The problem is that we live at such a frenetic pace these days. Often, it’s only when we go on holiday that we realize just how much we are cramming into our everyday lives. While away, we unwind -- but then it’s harder to crank yourself back up again. The post-holiday blues are a very real phenomenon and it can take a long time to recover.

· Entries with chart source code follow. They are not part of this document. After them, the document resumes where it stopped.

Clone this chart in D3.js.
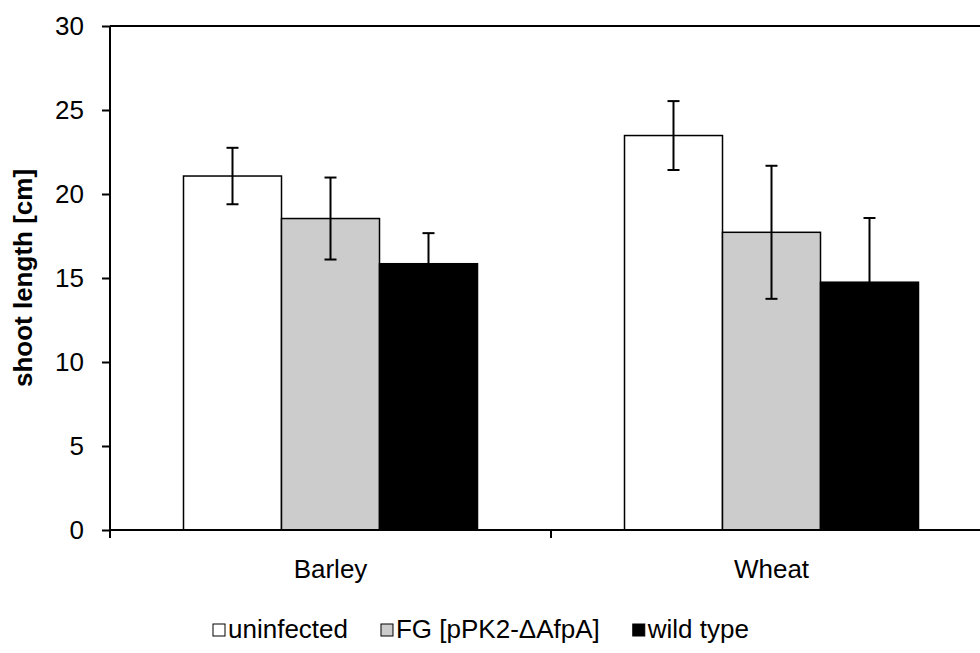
<!DOCTYPE html>
<html>
<head>
<meta charset="utf-8">
<script src="https://cdn.jsdelivr.net/npm/d3@7"></script>
<style>
  body { margin: 0; background: #fff; }
  svg { display: block; font-family: Arial, "Liberation Sans", sans-serif; }
</style>
</head>
<body>
<div id="chart"></div>
<script>
//chart data
const categories = ["Barley", "Wheat"];
const seriesNames = ["uninfected", "FG [pPK2-\u0394AfpA]", "wild type"];
const seriesColors = ["#ffffff", "#cccccc", "#000000"];
const uninfected = [21.07, 23.48];
const fgMutant = [18.54, 17.72];
const wildType = [15.85, 14.75];
const uninfectedErr = [1.68, 2.05];
const fgMutantErr = [2.44, 3.96];
const wildTypeErr = [1.82, 3.82];
const yTicks = [0, 5, 10, 15, 20, 25, 30];

const seriesValues = [uninfected, fgMutant, wildType];
const seriesErrors = [uninfectedErr, fgMutantErr, wildTypeErr];

const width = 980, height = 653;
const margin = { top: 26, right: -12, bottom: 123, left: 110 };
const fontSize = 26;

const svg = d3.select("#chart").append("svg")
  .attr("width", width)
  .attr("height", height);

const plotW = width - margin.left - margin.right;
const plotH = height - margin.top - margin.bottom;

const x0 = d3.scaleBand().domain(categories).range([0, plotW]).paddingInner(0).paddingOuter(0);
//group takes 2/3 of each category band
const x1 = d3.scaleBand().domain(d3.range(seriesNames.length))
  .range([0, x0.bandwidth()]).paddingInner(0).paddingOuter(0.75);
const y = d3.scaleLinear().domain([0, 30]).range([plotH, 0]);

const g = svg.append("g").attr("transform", `translate(${margin.left},${margin.top})`);

//plot border (top line)
g.append("line")
  .attr("x1", 0).attr("x2", plotW)
  .attr("y1", 0).attr("y2", 0)
  .attr("stroke", "#000").attr("stroke-width", 2);

//bars
categories.forEach((cat, ci) => {
  seriesValues.forEach((vals, si) => {
    g.append("rect")
      .attr("x", x0(cat) + x1(si))
      .attr("y", y(vals[ci]))
      .attr("width", x1.bandwidth())
      .attr("height", y(0) - y(vals[ci]))
      .attr("fill", seriesColors[si])
      .attr("stroke", "#000")
      .attr("stroke-width", 1.5);
  });
});

//error bars
categories.forEach((cat, ci) => {
  seriesValues.forEach((vals, si) => {
    const cx = x0(cat) + x1(si) + x1.bandwidth() / 2;
    const hi = vals[ci] + seriesErrors[si][ci];
    const lo = vals[ci] - seriesErrors[si][ci];
    const eg = g.append("g").attr("stroke", "#000").attr("stroke-width", 2);
    eg.append("line").attr("x1", cx).attr("x2", cx).attr("y1", y(hi)).attr("y2", y(lo));
    eg.append("line").attr("x1", cx - 6).attr("x2", cx + 6).attr("y1", y(hi)).attr("y2", y(hi));
    eg.append("line").attr("x1", cx - 6).attr("x2", cx + 6).attr("y1", y(lo)).attr("y2", y(lo));
  });
});

//y axis
const yAxis = g.append("g")
  .call(d3.axisLeft(y).tickValues(yTicks).tickSize(8).tickPadding(18));
yAxis.attr("font-size", fontSize).attr("font-family", null);
yAxis.select(".domain").attr("stroke-width", 2).attr("d", `M0,${plotH}V0`);
yAxis.selectAll(".tick line").attr("stroke-width", 2);
yAxis.selectAll("text").attr("fill", "#000");

//x axis
const xTickPos = [0, x0.bandwidth(), plotW];
const xAxis = g.append("g").attr("transform", `translate(0,${plotH})`);
xAxis.append("line")
  .attr("x1", 0).attr("x2", plotW)
  .attr("stroke", "#000").attr("stroke-width", 2);
xTickPos.forEach(p => {
  xAxis.append("line").attr("x1", p).attr("x2", p).attr("y1", 0).attr("y2", 8)
    .attr("stroke", "#000").attr("stroke-width", 2);
});
categories.forEach(cat => {
  xAxis.append("text")
    .attr("x", x0(cat) + x0.bandwidth() / 2)
    .attr("y", 48)
    .attr("text-anchor", "middle")
    .attr("font-size", fontSize)
    .text(cat);
});

//y label
svg.append("text")
  .attr("transform", `translate(32,${margin.top + plotH / 2}) rotate(-90)`)
  .attr("text-anchor", "middle")
  .attr("font-size", fontSize)
  .attr("font-weight", "bold")
  .text("shoot length [cm]");

//legend, items laid out one after another
const legend = svg.append("g").attr("transform", "translate(213,638)");
let lx = 0;
seriesNames.forEach((name, i) => {
  legend.append("rect")
    .attr("x", lx).attr("y", -14)
    .attr("width", 12).attr("height", 12)
    .attr("fill", seriesColors[i])
    .attr("stroke", "#000").attr("stroke-width", 1);
  const t = legend.append("text")
    .attr("x", lx + 15).attr("y", 0)
    .attr("font-size", fontSize)
    .text(name);
  lx += 15 + t.node().getComputedTextLength() + 33;
});
</script>
</body>
</html>
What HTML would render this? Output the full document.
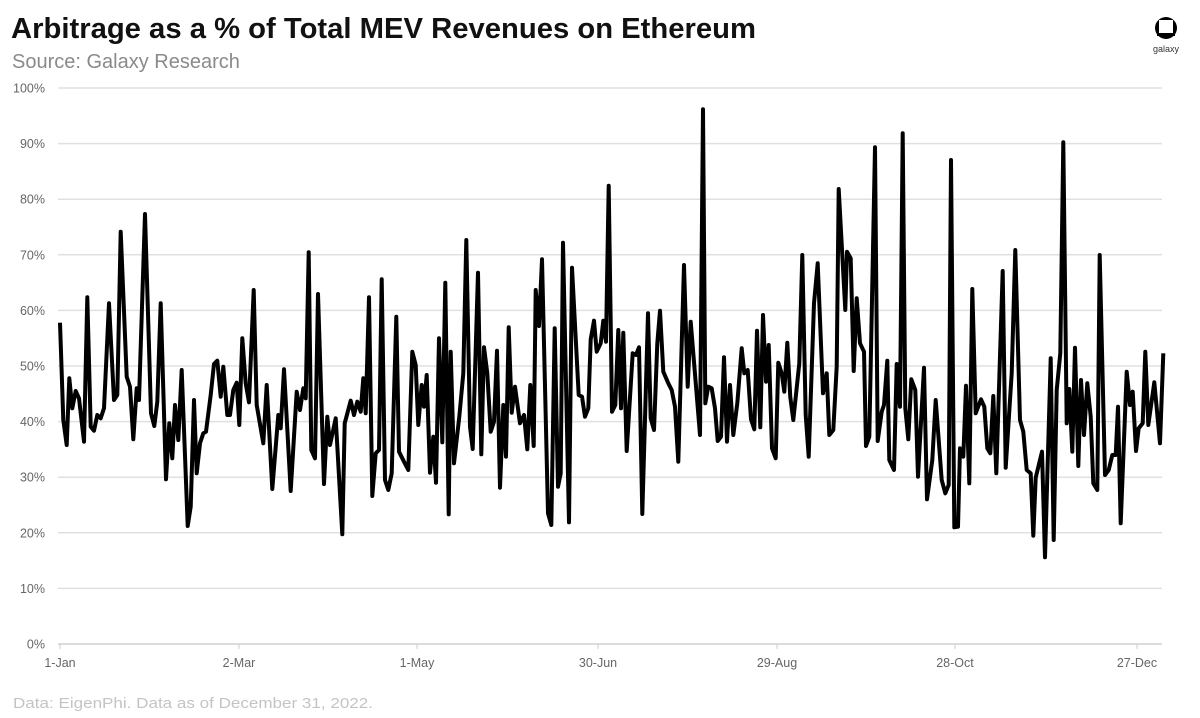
<!DOCTYPE html>
<html><head><meta charset="utf-8"><style>
body{margin:0;background:#fff;width:1200px;height:718px;overflow:hidden;font-family:"Liberation Sans",sans-serif}
</style></head><body>
<svg id="s" width="1200" height="718" xmlns="http://www.w3.org/2000/svg" style="position:absolute;left:0;top:0">
<text x="11" y="38" font-size="29" font-weight="bold" font-family="Liberation Sans" fill="#111" textLength="745" lengthAdjust="spacingAndGlyphs">Arbitrage as a % of Total MEV Revenues on Ethereum</text>
<text x="12" y="68" font-size="20" font-family="Liberation Sans" fill="#8a8a8a">Source: Galaxy Research</text>
<text x="13" y="708" font-size="15" font-family="Liberation Sans" fill="#c4c4c4" textLength="360" lengthAdjust="spacingAndGlyphs">Data: EigenPhi. Data as of December 31, 2022.</text>
<g transform="translate(1166,28)">
<circle cx="0" cy="0" r="11" fill="#000"/><rect x="-7" y="-8" width="14" height="13" fill="#fff"/><rect x="-9" y="5" width="18" height="3" fill="#000"/>
</g>
<text x="1166" y="52" font-size="9" text-anchor="middle" fill="#333">galaxy</text>
<g id="grid"></g>
<polyline id="line" fill="none" stroke="#000" stroke-width="4" stroke-linejoin="round"/>
</svg>
<script>
var g=document.getElementById('grid'),h='';
for(var i=0;i<=10;i++){var y=644-i*55.6;
h+='<line x1="58" x2="1162" y1="'+y+'" y2="'+y+'" stroke="'+(i==0?'#d0d0d0':'#e0e0e0')+'" stroke-width="1.5"/>';
h+='<text x="45" y="'+(y+4.5)+'" font-size="12.5" text-anchor="end" fill="#666" font-family="Liberation Sans">'+(i*10)+'%</text>';}
var L=[[60,'1-Jan'],[239,'2-Mar'],[417,'1-May'],[598,'30-Jun'],[777,'29-Aug'],[955,'28-Oct'],[1137,'27-Dec']];
L.forEach(function(l){h+='<line x1="'+l[0]+'" x2="'+l[0]+'" y1="644" y2="649" stroke="#ccc"/><text x="'+l[0]+'" y="667" font-size="12.5" text-anchor="middle" fill="#666" font-family="Liberation Sans">'+l[1]+'</text>';});
g.innerHTML=h;
var z1=[60,698,70,990,80,1065,88,865,97,955,107,903,117,925,132,1055,142,622,152,1010,162,1022,172,975,182,985,192,955,207,640,222,930,232,915,242,425,260,860,270,890,280,1048,290,895,297,930,315,372,333,970,343,1008,352,935,362,640,378,1168,388,1000,397,1105,405,945,415,1050,425,840,443,1308,452,1250,462,930,470,1150,480,1060,490,1030,498,1025,512,915,522,822,532,812,542,920,550,830,562,975,570,975,580,900,590,878,598,1005,607,745,617,880,627,937,641,600,650,945,670,1060,680,885,697,1197,715,975,722,1015,732,838,752,1203,770,905,780,960,790,895,797,925,806,487,814,1080,825,1105,834,612,852,1182,862,980,870,1065];
var z2=[47,985,67,1333,74,1000,92,932,102,975,112,935,122,965,130,865,137,970,147,622,157,1218,167,1090,177,1080,185,568,195,1170,205,1200,215,1150,229,680,237,1085,252,1115,265,1140,277,785,287,825,295,1005,305,885,312,950,320,855,330,1148,340,1040,348,1178,357,745,367,1057,376,578,386,1273,392,785,402,1120,418,980,430,850,439,450,450,1010,458,1077,474,548,484,1093,492,772,502,850,512,1025,522,995,531,782,540,1193,550,945,558,1100,566,712,575,968,585,890,600,1000,612,975,622,1078,631,885,641,1068,647,600,657,708,666,508,684,1270,694,1305,704,715,714,1190,722,1150,729,458,747,1297,756,533,776,915,786,920,795,980,805,955,812,748,822,692,830,785,842,760,850,692,858,755,866,287];
var z3=[36,965,46,945,55,720,63,955,70,728,80,1083,98,790,108,795,117,772,127,1272,144,670,152,985,162,1020,172,760,180,662,190,845,205,880,215,900,225,950,235,1115,252,525,263,890,272,695,300,1035,309,58,316,940,325,890,335,895,345,955,353,1053,363,1040,372,802,381,1055,390,885,400,1035,412,940,425,775,433,850,443,840,453,988,463,1018,471,722,481,1012,489,675,498,875,506,765,516,1075,527,1105,535,818,545,850,553,905,562,758,571,922,580,990,598,820,607,495,617,975,626,1100,642,640,653,520,669,910,680,850,688,1035,700,1020,710,830,716,297,736,660,741,485,752,505,761,843,770,625,780,760,792,785,798,1068,808,1040,825,172,833,1053,845,965,852,945,862,812,868,1110];
var z4=[42,1140,50,822,60,950,68,130,76,955,85,1048,94,868,106,900,114,1160,132,833,141,1228,157,1110,167,930,185,1170,196,1210,206,1185,213,210,223,1312,234,1310,240,1075,250,1100,258,887,268,1180,277,597,287,970,303,928,313,950,322,1075,331,1090,340,918,349,1150,368,543,377,1133,395,850,406,480,420,990,430,1025,440,1140,452,1150,460,1337,467,1163,486,1085,495,1402,512,805,521,1350,530,900,541,790,550,157,560,1000,568,897,577,1085,585,773,595,1128,603,870,612,1035,622,880,632,980,640,1180,652,1200,659,495,675,1155,686,1140,697,1095,707,1095,714,950,722,1300,740,845,750,945,758,905,768,1083,776,1015,788,1000,796,785,805,1005,823,877,840,1060,850,790];
var pts=[];
[[z1,40],[z2,320],[z3,600],[z4,880]].forEach(function(p){var a=p[0];for(var i=0;i<a.length;i+=2){pts.push((p[1]+a[i]/3).toFixed(1)+','+(90+a[i+1]/3).toFixed(1));}});
document.getElementById('line').setAttribute('points',pts.join(' '));
</script>
</body></html>
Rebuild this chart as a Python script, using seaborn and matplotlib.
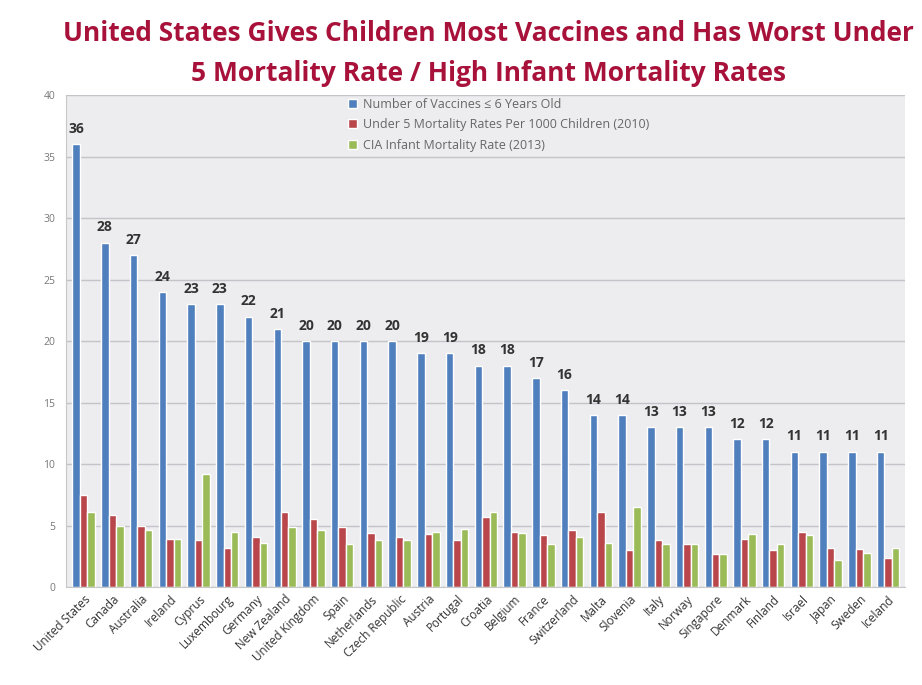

In 2005, I came back from a two-week trip to Alaska and was depressed for months afterward. While I was recovering (it was SUCH a great trip), I came up with the following pieces of advice for myself that I (usually) try to follow:

  • Always get the house cleaned the day before I come home: Coming home to a clean house is the best feeling in the world. Clean, fresh sheets and a sparkling floor cannot be stressed enough.
  • De-clutter and throw out all perishables before leaving: I forgot this last time and must reiterate: this is never a mistake. Coming home to spoiled milk will spoil a whole week of relaxation in five seconds flat!
  • Leave dog with trusted people: We have left the dog in a bad kennel before and always regretted it. Coming home to a happy dog feels so much better.  
  • Leave cat with good house-sitter: Lesson learned again this last time. Do not trust a friend to scoop the box. Throw some money at the problem and be poop-free upon your return.
  • Have house-sitter call about mail: If you're worried about bills piling up, have your house-sitter call each night and tell you where the mail came from. This way you know what you're dealing with when you return.
  • Check email while on the road: This avoids stress. Don't respond unless you have to, but not coming home to big shocks is worth the five minutes a day it takes to look over and hit delete.

These small tips make a big difference. I find when I don't do these things, I am much more miserable on my first day back. Keep one pinky toe in the real world and you won't be sorry.

How do you avoid post-vacation blues?